“Flight of the Conchords” — New Zealand’s fourth most popular folk parody duo, comprised of Jemaine Clement and Bret McKenzie — kicked off their U.S. tour Monday night in Tampa and I was there. (Forgive me, if it sounds like I’m bragging, but I just can’t help it.)
I’m not going to pretend like I’ve been in the “Flight of the Conchords” cult since the beginning. I saw some of their performance clips online, dug their sense of humor and blind-bought the first season of their HBO sitcom on DVD for my girlfriend Erica for Christmas. After laughing my ass off, we caught up with season 2 and went to see them in person on Monday.
Erica’s always preferred watching the live performance clips on YouTube over the glossier, more surreal music videos from the show. And after seeing them live myself, I can finally see why. While the TV show is still hilarious, watching Bret and Jemaine play off a Tampa audience they described as “obnoxious, but charming — like Will Ferrell” as they were bombarded with song requests was priceless.

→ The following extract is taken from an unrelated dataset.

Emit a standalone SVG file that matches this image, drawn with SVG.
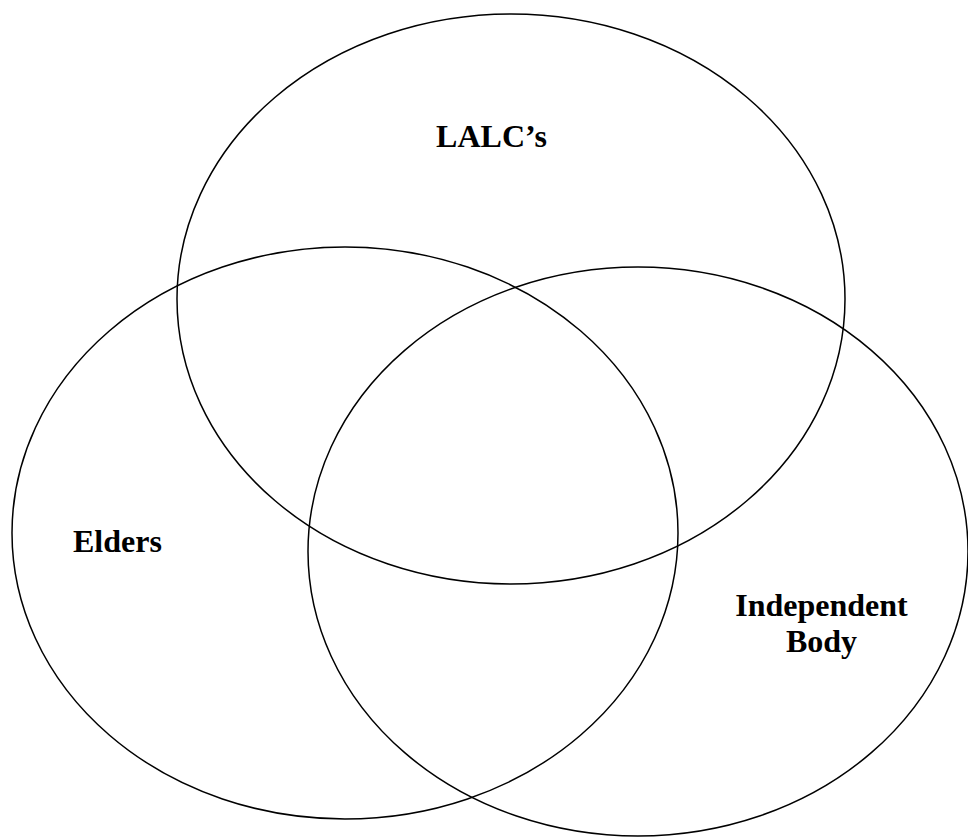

After a predictably weird and funny set from Kristen Schaal (who plays obsessed fan Mel on the show) the guys took the stage, with Jemaine debuting fetching beard. I’m not going to give their set list away (which might be impossible since the guys like to act like they’re deciding what to play on the spot), but, except for “Ladies of the World” and “Hiphopopotamus vs. Rhymenoceros”, the guys performed their best-known songs.
The guys kept the spaces between their funny songs alive by engaging in their typically self-deprecating banter and by going off on their signature odd riffs (think of a whale using a cell phone). I know some comedians play music (most of the time I want them to get back to the jokes), and some musicians entertain with stage banter, but I’ve never been to a show that blends both elements so well. It was like I paid for a great concert (these guys are GOOD musicians) and a great comedy show. What I’m saying is that you should go.
Jemaine said someone reviewing the show could describe it as “meandering.” I’d agree, but I’d also add that the show “meandered” in the best possible sense, aimlessly going from one funny, unexpected place to another.
The only bad part was when it ended sooner than I expected (after about 90 minutes sans intermission).